The housing market recovery may be at what Lennar CEO Stuart Miller calls a "rocky bottom," but the Miami-based company doesn't appear to be having any problems picking its way through it.

Lennar posted only a $0.04 loss per share Wednesday, well ahead of analysts' consensus of $0.30 per share. It was also much improved over last year's same fiscal first quarter loss of $0.98 per share.

And, while closings were still down 6% year over year to 2,004, new orders were up 128% to 2,577, and it's likely most will stick since the going cancellation rate is 13%, the lowest in years.

Backlog is up 34% to 2,204 homes, the greatest year-over-year improvement since 2002.

And cost cutting as well as lower-cost land netted the company a 3.4% operating margin, its highest in four years. Cost-to-build is lower than it has been in a decade.

"At the end of the day, we are very pleased with the progress to date," summed up Miller. "The market and overall economy appear to be continuing to stabilize and are generally in recovery."

Miller said home foreclosures have stopped being a problem in many of Lennar's markets. And "prices are not freefalling and, in fact, in many markets are starting to stabilize and even recover."

Lennar, unlike other builders, has not significantly increased its speculative home building to attract buyers seeking to qualify for the federal extended/expanded home buyer tax credit.

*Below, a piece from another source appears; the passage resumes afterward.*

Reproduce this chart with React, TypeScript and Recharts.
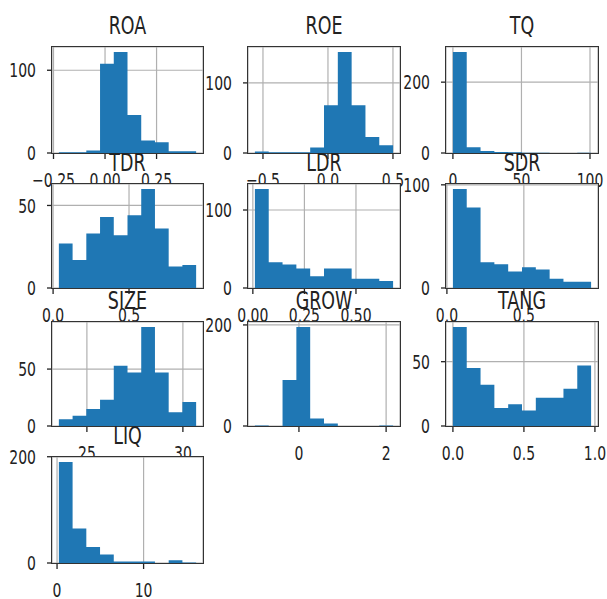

"We have not allowed ourselves to get caught up in spec building in anticipation of it," Miller said, adding he doesn't think that the tax credit is a main driver of sales but, rather, just a bonus for buyers. Consequently, they aren't worried that demand will disappear with the tax benefit.

"The ending of the program is going to come in an orderly fashion, and it won't be as dramatic as some of them think it will be," he said.

So confident is Lennar that the market has stabilized that it has begun to invest its considerable nest egg in land acquisition, though typically choosing to buy options on lots rather than buying the land outright.

An example offered by Richard Beckwitt, Lennar's executive vice president for operations, is its recent acquisition of options on 4,000 home sites in 73 new communities in Florida with Starwood Land, which bought the assets from TOUSA out of bankruptcy.

"It's one of the most desirable real estate portfolios to come to the market in years," Beckwitt said. He revealed an interesting detail about the deal. Lennar had agreed to option the lots even before Starwood, who had first bidding rights on the land, bought the land at auction. That gave Starwood the confidence to bid on the land up to a certain threshold, and "we locked in pricing before the auction," Beckwitt said. Lennar has flexible takedown terms on the land, and its IRR is north of 20%, he said.

Beckwitt also offered analysts summaries of conditions in the company's markets:

--In Florida, new sales per community are on the rise, with a lack of entry-level product helping the Miami market, out-of-state buyers returning to Sarasota and Naples, and increased financing available for foreign buyers in Orlando. The weakest markets are Palm Beach, Port St. Lucie, and Fort Myers, though some stabilization has recently been noted in Fort Myers.

--Maryland and Virginia are the company's best markets in the country. Both bounced back quickly, and Lennar has increased prices.

--Land-constrained New Jersey remains strong with increased prices and success with the active-adult product.

--The Carolinas are a mixed bag, with Charlotte, N.C., remaining "tough" and "volatile" with prices still falling. Raleigh, N.C., on the other hand, is "extremely hot" with the foreclosures absorbed, strong traffic, and increased prices. Myrtle Beach, S.C., is in the early stages of recovery, and Charleston, S.C., is showing some pricing strength.

--Minnesota is starting to stabilize.

--Chicago is very weak, and there are no signs of improvement. The labor unions in the area are "very problematic."

--Dallas is the weakest Texas market with foreclosures and re-sales elevated. It's not expected to improve until the end of 2010, though some well-located communities are still seeing good sales. Houston, Lennar's largest Texas market, is stable. Traffic also is up in Austin and San Antonio.

--Colorado's Denver market is in "real recovery" with traffic up with qualified buyers.

--Arizona continues to be soft but improving, with Phoenix in better shape than Tucson, but results vary significantly by community.

--Las Vegas' market is similar to the Phoenix market. The unemployment rate of 13% is problematic. The high-end market there is "dead," and entry-level is improving. Lennar has no legacy assets in that market.

--In California, well-located communities in the Inland Empire are doing well, but the outlying areas are "lifeless." The Los Angles and Valencia markets are improving but a little softer than the Inland Empire. In Orange County, traffic is up and good. Bakersfield and Fresno are still hurting. The Bay Area is still strong, but Sacramento is sluggish and will be until the state government grows again.